Problem statement: Reproduce all the lines below exactly and omit the images.

[Charts and diagrams as code]
--------
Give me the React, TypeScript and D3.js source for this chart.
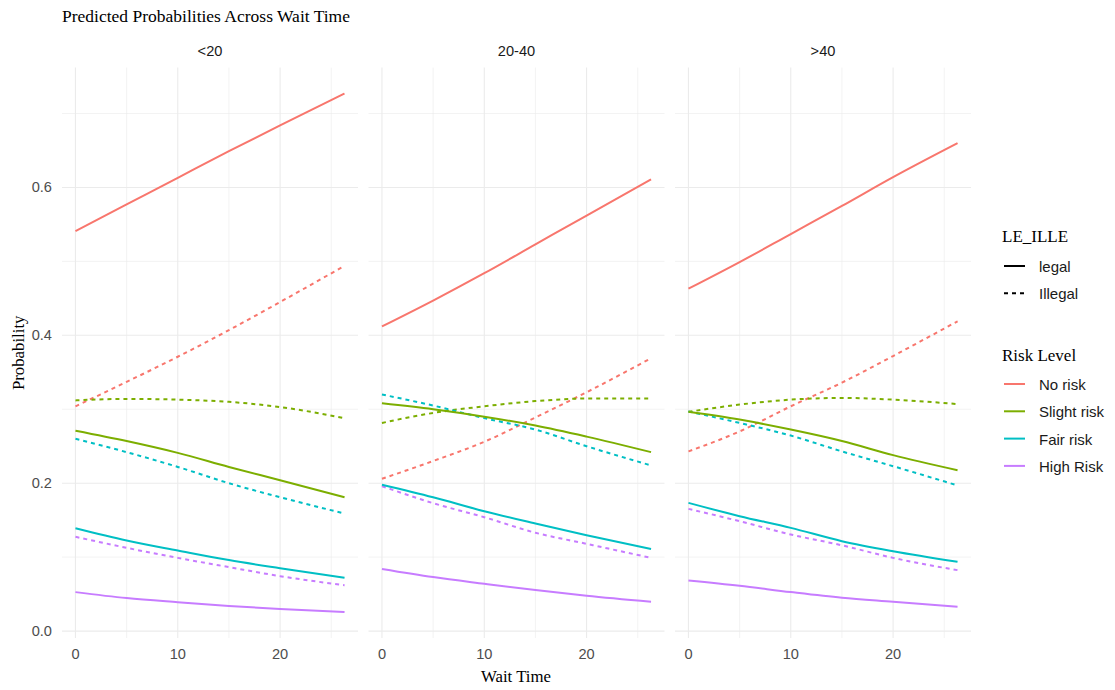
import React from "react";
import * as d3 from "d3";

const waitTimes = [0, 5, 10, 15, 20, 26.3];
const panelNames = ["<20", "20-40", ">40"];
const riskLevels = ["No risk", "Slight risk", "Fair risk", "High Risk"];
const riskColors = ["#F8766D", "#7CAE00", "#00BFC4", "#C77CFF"];
const legalTypes = ["legal", "Illegal"];

// values per panel, at waitTimes
const noRiskLegal = [
  [0.541, 0.577, 0.613, 0.649, 0.684, 0.727],
  [0.412, 0.447, 0.484, 0.523, 0.562, 0.611],
  [0.463, 0.499, 0.537, 0.575, 0.614, 0.66],
];
const noRiskIllegal = [
  [0.304, 0.337, 0.371, 0.407, 0.445, 0.494],
  [0.206, 0.23, 0.256, 0.289, 0.323, 0.369],
  [0.243, 0.27, 0.304, 0.336, 0.372, 0.419],
];
const slightLegal = [
  [0.271, 0.257, 0.241, 0.222, 0.204, 0.181],
  [0.308, 0.3, 0.29, 0.278, 0.263, 0.242],
  [0.2965, 0.286, 0.2725, 0.257, 0.238, 0.2176],
];
const slightIllegal = [
  [0.312, 0.314, 0.313, 0.31, 0.303, 0.288],
  [0.2815, 0.295, 0.304, 0.311, 0.3145, 0.3145],
  [0.2965, 0.3063, 0.313, 0.3153, 0.313, 0.307],
];
const fairLegal = [
  [0.139, 0.1225, 0.109, 0.096, 0.085, 0.072],
  [0.198, 0.181, 0.162, 0.1455, 0.1297, 0.111],
  [0.1734, 0.1554, 0.1396, 0.1216, 0.108, 0.0937],
];
const fairIllegal = [
  [0.26, 0.242, 0.222, 0.2, 0.181, 0.159],
  [0.32, 0.305, 0.288, 0.2725, 0.25, 0.224],
  [0.297, 0.2815, 0.2644, 0.243, 0.223, 0.197],
];
const highLegal = [
  [0.0527, 0.0446, 0.039, 0.034, 0.0297, 0.0257],
  [0.084, 0.073, 0.064, 0.0554, 0.0477, 0.0396],
  [0.0685, 0.0613, 0.0527, 0.045, 0.0396, 0.0329],
];
const highIllegal = [
  [0.1275, 0.1126, 0.099, 0.0865, 0.0743, 0.062],
  [0.196, 0.173, 0.154, 0.133, 0.118, 0.099],
  [0.1653, 0.1486, 0.1306, 0.116, 0.099, 0.0824],
];

const seriesTable = [
  { risk: 0, type: 1, values: noRiskIllegal },
  { risk: 1, type: 1, values: slightIllegal },
  { risk: 2, type: 1, values: fairIllegal },
  { risk: 3, type: 1, values: highIllegal },
  { risk: 0, type: 0, values: noRiskLegal },
  { risk: 1, type: 0, values: slightLegal },
  { risk: 2, type: 0, values: fairLegal },
  { risk: 3, type: 0, values: highLegal },
];

const yMajor = [0, 0.2, 0.4, 0.6];
const yMinor = [0.1, 0.3, 0.5, 0.7];
const xMajor = [0, 10, 20];
const xMinor = [5, 15, 25];

const W = 1115;
const H = 690;
const panelLefts = [62, 368.5, 675];
const panelW = 296;
const top = 67.6;
const bottom = 638;

const sans = "'Liberation Sans', Arial, sans-serif";
const serif = "'Liberation Serif', 'Times New Roman', serif";

export default function App() {
  const allVals = seriesTable.flatMap((s) => s.values.flat());
  const yMin = d3.min(allVals)!;
  const yMax = d3.max(allVals)!;
  const yPad = (yMax - yMin) * 0.05;
  const y = d3.scaleLinear().domain([yMin - yPad, yMax + yPad]).range([bottom, top]);
  const xExt = d3.extent(waitTimes) as [number, number];
  const xPad = (xExt[1] - xExt[0]) * 0.05;

  return (
    <svg width={W} height={H} style={{ display: "block", position: "absolute", left: 0, top: 0 }}>
      <rect width={W} height={H} fill="#fff" />
      <text x={62} y={22} fontFamily={serif} fontSize={17.5} fill="#000">
        Predicted Probabilities Across Wait Time
      </text>
      {panelNames.map((pn, pi) => {
        const x = d3
          .scaleLinear()
          .domain([xExt[0] - xPad, xExt[1] + xPad])
          .range([panelLefts[pi], panelLefts[pi] + panelW]);
        const line = d3
          .line<number>()
          .x((_, i) => x(waitTimes[i]))
          .y((v) => y(v))
          .curve(d3.curveMonotoneX);
        return (
          <g key={pn}>
            {yMinor.map((t) => (
              <line key={"ym" + t} x1={x.range()[0]} x2={x.range()[1]} y1={y(t)} y2={y(t)} stroke="#EBEBEB" strokeWidth={0.6} />
            ))}
            {xMinor.map((t) => (
              <line key={"xm" + t} x1={x(t)} x2={x(t)} y1={top} y2={bottom} stroke="#EBEBEB" strokeWidth={0.6} />
            ))}
            {yMajor.map((t) => (
              <line key={"yM" + t} x1={x.range()[0]} x2={x.range()[1]} y1={y(t)} y2={y(t)} stroke="#EBEBEB" strokeWidth={1.1} />
            ))}
            {xMajor.map((t) => (
              <line key={"xM" + t} x1={x(t)} x2={x(t)} y1={top} y2={bottom} stroke="#EBEBEB" strokeWidth={1.1} />
            ))}
            <text x={(x.range()[0] + x.range()[1]) / 2} y={56} textAnchor="middle" fontFamily={sans} fontSize={14.6} fill="#1A1A1A">
              {pn}
            </text>
            {xMajor.map((t) => (
              <text key={"xl" + t} x={x(t)} y={659} textAnchor="middle" fontFamily={sans} fontSize={14.6} fill="#4D4D4D">
                {t}
              </text>
            ))}
            {seriesTable.map((s, si) => (
              <path
                key={si}
                d={line(s.values[pi]) || ""}
                fill="none"
                stroke={riskColors[s.risk]}
                strokeWidth={2}
                strokeDasharray={s.type === 1 ? "4,4" : undefined}
              />
            ))}
          </g>
        );
      })}
      {yMajor.map((t) => (
        <text key={"yl" + t} x={52} y={y(t) + 5} textAnchor="end" fontFamily={sans} fontSize={14.6} fill="#4D4D4D">
          {t.toFixed(1)}
        </text>
      ))}
      <text x={516} y={682} textAnchor="middle" fontFamily={serif} fontSize={16.8} fill="#000">
        Wait Time
      </text>
      <text transform={`translate(24,${(top + bottom) / 2}) rotate(-90)`} textAnchor="middle" fontFamily={serif} fontSize={16.8} fill="#000">
        Probability
      </text>
      <g>
        <text x={1002} y={242} fontFamily={serif} fontSize={17} fill="#000">
          LE_ILLE
        </text>
        {legalTypes.map((lt, i) => (
          <g key={lt}>
            <line x1={1004} x2={1025} y1={266 + i * 27.3} y2={266 + i * 27.3} stroke="#000" strokeWidth={2} strokeDasharray={i === 1 ? "4,4" : undefined} />
            <text x={1039} y={272 + i * 27.3} fontFamily={sans} fontSize={15} fill="#1A1A1A">
              {lt}
            </text>
          </g>
        ))}
        <text x={1002} y={361} fontFamily={serif} fontSize={17} fill="#000">
          Risk Level
        </text>
        {riskLevels.map((rl, i) => (
          <g key={rl}>
            <line x1={1004} x2={1025} y1={384 + i * 27.3} y2={384 + i * 27.3} stroke={riskColors[i]} strokeWidth={2} />
            <text x={1039} y={390 + i * 27.3} fontFamily={sans} fontSize={15} fill="#1A1A1A">
              {rl}
            </text>
          </g>
        ))}
      </g>
    </svg>
  );
}
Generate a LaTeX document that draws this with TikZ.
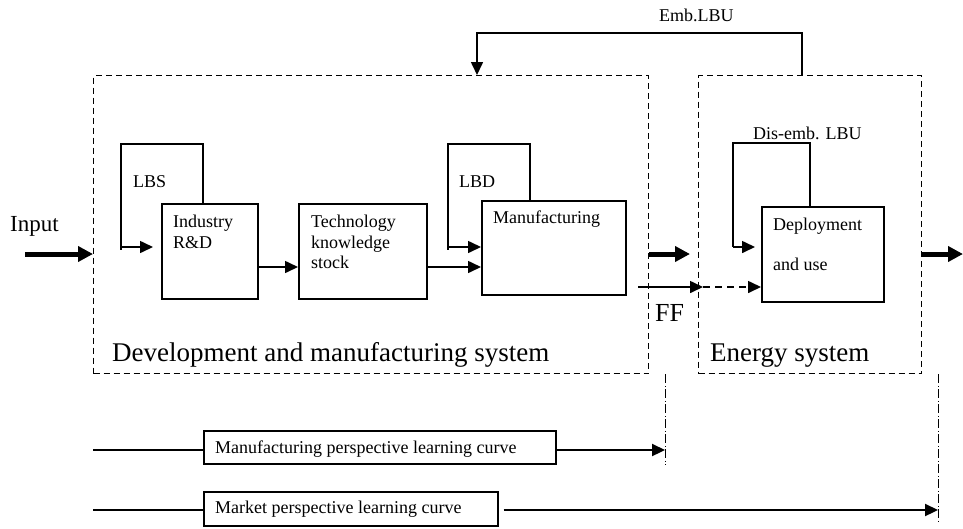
--------
Full solution:
Give me the React, TypeScript and D3.js source for this chart.
import React from "react";
import * as d3 from "d3";

const waitTimes = [0, 5, 10, 15, 20, 26.3];
const panelNames = ["<20", "20-40", ">40"];
const riskLevels = ["No risk", "Slight risk", "Fair risk", "High Risk"];
const riskColors = ["#F8766D", "#7CAE00", "#00BFC4", "#C77CFF"];
const legalTypes = ["legal", "Illegal"];

// values per panel, at waitTimes
const noRiskLegal = [
  [0.541, 0.577, 0.613, 0.649, 0.684, 0.727],
  [0.412, 0.447, 0.484, 0.523, 0.562, 0.611],
  [0.463, 0.499, 0.537, 0.575, 0.614, 0.66],
];
const noRiskIllegal = [
  [0.304, 0.337, 0.371, 0.407, 0.445, 0.494],
  [0.206, 0.23, 0.256, 0.289, 0.323, 0.369],
  [0.243, 0.27, 0.304, 0.336, 0.372, 0.419],
];
const slightLegal = [
  [0.271, 0.257, 0.241, 0.222, 0.204, 0.181],
  [0.308, 0.3, 0.29, 0.278, 0.263, 0.242],
  [0.2965, 0.286, 0.2725, 0.257, 0.238, 0.2176],
];
const slightIllegal = [
  [0.312, 0.314, 0.313, 0.31, 0.303, 0.288],
  [0.2815, 0.295, 0.304, 0.311, 0.3145, 0.3145],
  [0.2965, 0.3063, 0.313, 0.3153, 0.313, 0.307],
];
const fairLegal = [
  [0.139, 0.1225, 0.109, 0.096, 0.085, 0.072],
  [0.198, 0.181, 0.162, 0.1455, 0.1297, 0.111],
  [0.1734, 0.1554, 0.1396, 0.1216, 0.108, 0.0937],
];
const fairIllegal = [
  [0.26, 0.242, 0.222, 0.2, 0.181, 0.159],
  [0.32, 0.305, 0.288, 0.2725, 0.25, 0.224],
  [0.297, 0.2815, 0.2644, 0.243, 0.223, 0.197],
];
const highLegal = [
  [0.0527, 0.0446, 0.039, 0.034, 0.0297, 0.0257],
  [0.084, 0.073, 0.064, 0.0554, 0.0477, 0.0396],
  [0.0685, 0.0613, 0.0527, 0.045, 0.0396, 0.0329],
];
const highIllegal = [
  [0.1275, 0.1126, 0.099, 0.0865, 0.0743, 0.062],
  [0.196, 0.173, 0.154, 0.133, 0.118, 0.099],
  [0.1653, 0.1486, 0.1306, 0.116, 0.099, 0.0824],
];

const seriesTable = [
  { risk: 0, type: 1, values: noRiskIllegal },
  { risk: 1, type: 1, values: slightIllegal },
  { risk: 2, type: 1, values: fairIllegal },
  { risk: 3, type: 1, values: highIllegal },
  { risk: 0, type: 0, values: noRiskLegal },
  { risk: 1, type: 0, values: slightLegal },
  { risk: 2, type: 0, values: fairLegal },
  { risk: 3, type: 0, values: highLegal },
];

const yMajor = [0, 0.2, 0.4, 0.6];
const yMinor = [0.1, 0.3, 0.5, 0.7];
const xMajor = [0, 10, 20];
const xMinor = [5, 15, 25];

const W = 1115;
const H = 690;
const panelLefts = [62, 368.5, 675];
const panelW = 296;
const top = 67.6;
const bottom = 638;

const sans = "'Liberation Sans', Arial, sans-serif";
const serif = "'Liberation Serif', 'Times New Roman', serif";

export default function App() {
  const allVals = seriesTable.flatMap((s) => s.values.flat());
  const yMin = d3.min(allVals)!;
  const yMax = d3.max(allVals)!;
  const yPad = (yMax - yMin) * 0.05;
  const y = d3.scaleLinear().domain([yMin - yPad, yMax + yPad]).range([bottom, top]);
  const xExt = d3.extent(waitTimes) as [number, number];
  const xPad = (xExt[1] - xExt[0]) * 0.05;

  return (
    <svg width={W} height={H} style={{ display: "block", position: "absolute", left: 0, top: 0 }}>
      <rect width={W} height={H} fill="#fff" />
      <text x={62} y={22} fontFamily={serif} fontSize={17.5} fill="#000">
        Predicted Probabilities Across Wait Time
      </text>
      {panelNames.map((pn, pi) => {
        const x = d3
          .scaleLinear()
          .domain([xExt[0] - xPad, xExt[1] + xPad])
          .range([panelLefts[pi], panelLefts[pi] + panelW]);
        const line = d3
          .line<number>()
          .x((_, i) => x(waitTimes[i]))
          .y((v) => y(v))
          .curve(d3.curveMonotoneX);
        return (
          <g key={pn}>
            {yMinor.map((t) => (
              <line key={"ym" + t} x1={x.range()[0]} x2={x.range()[1]} y1={y(t)} y2={y(t)} stroke="#EBEBEB" strokeWidth={0.6} />
            ))}
            {xMinor.map((t) => (
              <line key={"xm" + t} x1={x(t)} x2={x(t)} y1={top} y2={bottom} stroke="#EBEBEB" strokeWidth={0.6} />
            ))}
            {yMajor.map((t) => (
              <line key={"yM" + t} x1={x.range()[0]} x2={x.range()[1]} y1={y(t)} y2={y(t)} stroke="#EBEBEB" strokeWidth={1.1} />
            ))}
            {xMajor.map((t) => (
              <line key={"xM" + t} x1={x(t)} x2={x(t)} y1={top} y2={bottom} stroke="#EBEBEB" strokeWidth={1.1} />
            ))}
            <text x={(x.range()[0] + x.range()[1]) / 2} y={56} textAnchor="middle" fontFamily={sans} fontSize={14.6} fill="#1A1A1A">
              {pn}
            </text>
            {xMajor.map((t) => (
              <text key={"xl" + t} x={x(t)} y={659} textAnchor="middle" fontFamily={sans} fontSize={14.6} fill="#4D4D4D">
                {t}
              </text>
            ))}
            {seriesTable.map((s, si) => (
              <path
                key={si}
                d={line(s.values[pi]) || ""}
                fill="none"
                stroke={riskColors[s.risk]}
                strokeWidth={2}
                strokeDasharray={s.type === 1 ? "4,4" : undefined}
              />
            ))}
          </g>
        );
      })}
      {yMajor.map((t) => (
        <text key={"yl" + t} x={52} y={y(t) + 5} textAnchor="end" fontFamily={sans} fontSize={14.6} fill="#4D4D4D">
          {t.toFixed(1)}
        </text>
      ))}
      <text x={516} y={682} textAnchor="middle" fontFamily={serif} fontSize={16.8} fill="#000">
        Wait Time
      </text>
      <text transform={`translate(24,${(top + bottom) / 2}) rotate(-90)`} textAnchor="middle" fontFamily={serif} fontSize={16.8} fill="#000">
        Probability
      </text>
      <g>
        <text x={1002} y={242} fontFamily={serif} fontSize={17} fill="#000">
          LE_ILLE
        </text>
        {legalTypes.map((lt, i) => (
          <g key={lt}>
            <line x1={1004} x2={1025} y1={266 + i * 27.3} y2={266 + i * 27.3} stroke="#000" strokeWidth={2} strokeDasharray={i === 1 ? "4,4" : undefined} />
            <text x={1039} y={272 + i * 27.3} fontFamily={sans} fontSize={15} fill="#1A1A1A">
              {lt}
            </text>
          </g>
        ))}
        <text x={1002} y={361} fontFamily={serif} fontSize={17} fill="#000">
          Risk Level
        </text>
        {riskLevels.map((rl, i) => (
          <g key={rl}>
            <line x1={1004} x2={1025} y1={384 + i * 27.3} y2={384 + i * 27.3} stroke={riskColors[i]} strokeWidth={2} />
            <text x={1039} y={390 + i * 27.3} fontFamily={sans} fontSize={15} fill="#1A1A1A">
              {rl}
            </text>
          </g>
        ))}
      </g>
    </svg>
  );
}
Generate a LaTeX document that draws this with TikZ.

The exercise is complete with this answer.